After Desert Storm, Congress was flooded with horror stories of our service members who were unfairly treated and discriminated against when they returned to their civilian jobs. Seniority was lost, wages reduced, and veterans were fired. Congress’ response was to the pass the Uniform Servicemember’s Employment and Reemployment Rights Act (USERRA). At it’s most basic level, this law prevents any employer from discriminating against a person because of his or her service to our country.
It provides for restoration of job upon release from voluntary or involuntary active duty. While you are working, your employer cannot force your to take vacation or sick to complete your military obligation. The employer does not have to pay you while on military duty.
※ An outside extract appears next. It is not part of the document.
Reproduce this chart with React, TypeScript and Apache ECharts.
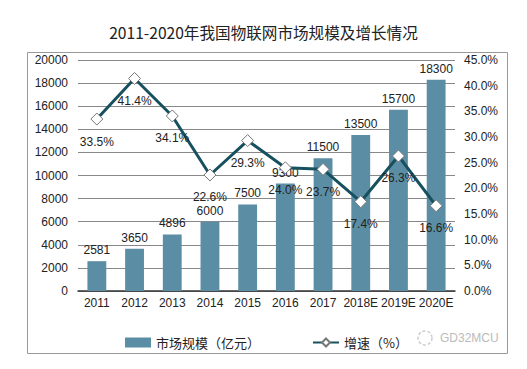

All requests for Military Leave MUST be granted.
In order to receive the benefits of the law:
1. Must have held a civilian job
2. Must have given prior notice of military service, where practicable (exception: military necessity)
3. The period of service doesn’t exceed 5 years.
4. You must have served under “honorable conditions” (Honorable or General Discharge)
5. You must report back or reapply in a timely manner:
Activation Period Return to work Coverage Period
30 days or less the next work day 6 months
31-180 days 14 days after deactivation 6 months
181 days or more 90 days after deactivation one year
Any period if 2 years after deactivation one year
Seniority, Promotions and Raises.
The law applies the “Escalator Principle”. Imagine that the servicemember is standing a step of an escalator. The military removes the servicemember. The step continues to move up. When returned, the servicemember goes back to his or her step, regardless how far it has traveled. Therefore, this is no loss of seniority, promotions or raises. If in the absence all remaining employees received a raise, so will the absent servicemember.
Job Protection
New York is an “at will” state. This means that where there is no contract, the employer can fire any employee at will and without a cause. Except, a servicemember who have returned is protected for a period of time from such terminations.
No servicemember may be discriminated against by his employer, as a result of his or her military service. All servicemembers are to be treated with the respect that they deserve.